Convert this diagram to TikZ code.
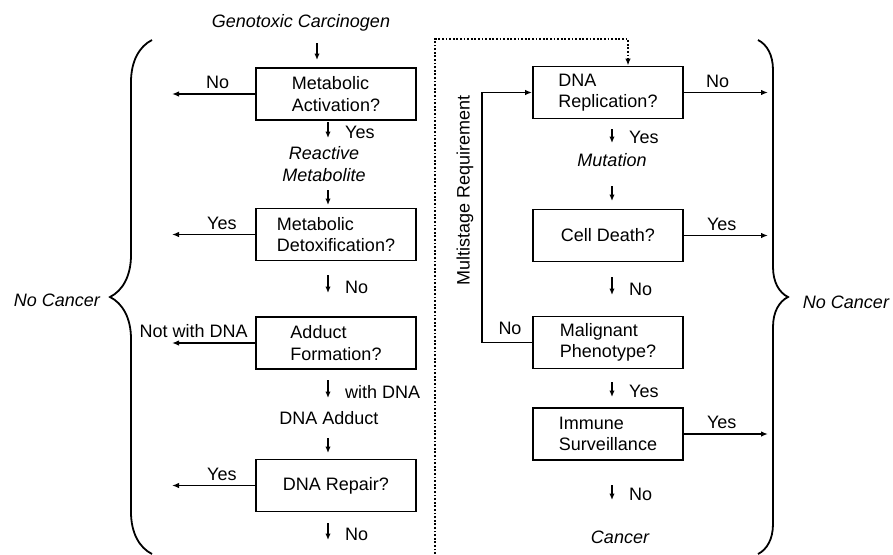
\documentclass[tikz,border=0pt]{standalone}
\usepackage{fontspec}
\setmainfont{Liberation Sans}
\usetikzlibrary{arrows.meta, decorations.pathreplacing}

\begin{document}
\begin{tikzpicture}[x=1pt, y=-1pt, font=\fontsize{18}{21.5}\selectfont,
    box/.style={draw, line width=1.9pt, minimum width=160pt, minimum height=52pt, align=left},
    rbox/.style={box, minimum width=150pt},
    it/.style={font=\fontsize{18}{21.5}\selectfont\itshape},
    arr/.style={line width=1.7pt, -{Latex[length=7pt, width=5.5pt]}},
    tip/.style={line width=1.7pt, -{Latex[length=6.5pt, width=5.5pt]}},
    lbl/.style={inner sep=0pt, anchor=west},
    brace/.style={line width=1.8pt, decorate, decoration={brace, amplitude=#1}}]
    \useasboundingbox (0, 0) rectangle (893, 554);

    % left column
    \node[it] (g) at (301, 23) {Genotoxic Carcinogen};
    \node[box] (0) at (336, 94) {Metabolic\\Activation?};
    \node[it, align=center] (rm) at (324, 164) {Reactive\\Metabolite};
    \node[box] (1) at (336, 234.5) {Metabolic\\Detoxification?};
    \node[box] (2) at (336, 343) {Adduct\\Formation?};
    \node (da) at (329, 418) {DNA Adduct};
    \node[box] (3) at (336, 485.5) {DNA Repair?};

    % right column
    \node[rbox] (4) at (608, 92.5) {DNA\\Replication?};
    \node[it] (mu) at (612, 160) {Mutation};
    \node[rbox] (5) at (608, 235.5) {Cell Death?};
    \node[rbox] (6) at (608, 342.5) {Malignant\\Phenotype?};
    \node[rbox] (7) at (608, 434) {Immune\\Surveillance};
    \node[it] (ca) at (620, 537) {Cancer};

    % outcomes
    \node[it] (nl) at (57, 300) {No Cancer};
    \node[it] (nr) at (846, 302) {No Cancer};
    \draw[brace=42pt] (152, 554) -- (152, 40);
    \draw[brace=30pt] (758, 40) -- (758, 554);

    % short downward arrows
    \foreach \x/\ya/\yb/\t [count=\i] in {317/43/60/, 328/122/138/Yes, 328/190/205/,
        328/275/293/No, 328/380/398/with DNA, 328/438/453/, 328/523/540/No,
        612/129/143/Yes, 612/186/201/, 612/277/295/No, 612/382/397/Yes, 612/485/500/No}{
        \coordinate (s\i) at (\x, \ya);
        \coordinate (e\i) at (\x, \yb);
        \draw[tip] (s\i) -- (e\i);
        \node[lbl] (t\i) at (\x+17, \yb-6) {\t};
    }

    % exits to the braces
    \coordinate (l) at (172, 0);
    \coordinate (r) at (768, 0);
    \draw[arr] (0.west) -- (0.west -| l) node[pos=0.45, above=1pt] (n0) {No};
    \draw[arr] (1.west) -- (1.west -| l) node[pos=0.4, above=1pt] (n1) {Yes};
    \draw[arr] (2.west) -- (2.west -| l) node[pos=0.74, above=1pt] (n2) {Not with DNA};
    \draw[arr] (3.west) -- (3.west -| l) node[pos=0.4, above=1pt] (n3) {Yes};
    \draw[arr] (4.east) -- (4.east -| r) node[pos=0.4, above=1pt] (n4) {No};
    \draw[arr] (5.east) -- (5.east -| r) node[pos=0.45, above=1pt] (n5) {Yes};
    \draw[arr] (7.east) -- (7.east -| r) node[pos=0.45, above=1pt] (n7) {Yes};

    % multistage loop
    \coordinate (10) at (482, 200);
    \draw[arr] (6.west) -| (10) |- (4.west);
    \node (n6) at (510, 328) {No};
    \node[rotate=90] (ms) at (465, 190) {Multistage Requirement};

    % dotted divider
    \coordinate (8) at (435, 554);
    \coordinate (9) at (628, 39);
    \draw[line width=1.7pt, dash pattern=on 1.8pt off 1.8pt, -{Latex[length=7pt, width=5.5pt]}]
        (8) |- (9) -- (9 |- 4.north);
\end{tikzpicture}
\end{document}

=-=-=-=-=

**Work required:**
Please restate the material above line by line, exactly, beginning at its first line and ending with the line that contains "-- (758, 554);", without any pictures.

**Result of this exercise:**
Convert this diagram to TikZ code.
\documentclass[tikz,border=0pt]{standalone}
\usepackage{fontspec}
\setmainfont{Liberation Sans}
\usetikzlibrary{arrows.meta, decorations.pathreplacing}

\begin{document}
\begin{tikzpicture}[x=1pt, y=-1pt, font=\fontsize{18}{21.5}\selectfont,
    box/.style={draw, line width=1.9pt, minimum width=160pt, minimum height=52pt, align=left},
    rbox/.style={box, minimum width=150pt},
    it/.style={font=\fontsize{18}{21.5}\selectfont\itshape},
    arr/.style={line width=1.7pt, -{Latex[length=7pt, width=5.5pt]}},
    tip/.style={line width=1.7pt, -{Latex[length=6.5pt, width=5.5pt]}},
    lbl/.style={inner sep=0pt, anchor=west},
    brace/.style={line width=1.8pt, decorate, decoration={brace, amplitude=#1}}]
    \useasboundingbox (0, 0) rectangle (893, 554);

    % left column
    \node[it] (g) at (301, 23) {Genotoxic Carcinogen};
    \node[box] (0) at (336, 94) {Metabolic\\Activation?};
    \node[it, align=center] (rm) at (324, 164) {Reactive\\Metabolite};
    \node[box] (1) at (336, 234.5) {Metabolic\\Detoxification?};
    \node[box] (2) at (336, 343) {Adduct\\Formation?};
    \node (da) at (329, 418) {DNA Adduct};
    \node[box] (3) at (336, 485.5) {DNA Repair?};

    % right column
    \node[rbox] (4) at (608, 92.5) {DNA\\Replication?};
    \node[it] (mu) at (612, 160) {Mutation};
    \node[rbox] (5) at (608, 235.5) {Cell Death?};
    \node[rbox] (6) at (608, 342.5) {Malignant\\Phenotype?};
    \node[rbox] (7) at (608, 434) {Immune\\Surveillance};
    \node[it] (ca) at (620, 537) {Cancer};

    % outcomes
    \node[it] (nl) at (57, 300) {No Cancer};
    \node[it] (nr) at (846, 302) {No Cancer};
    \draw[brace=42pt] (152, 554) -- (152, 40);
    \draw[brace=30pt] (758, 40) -- (758, 554);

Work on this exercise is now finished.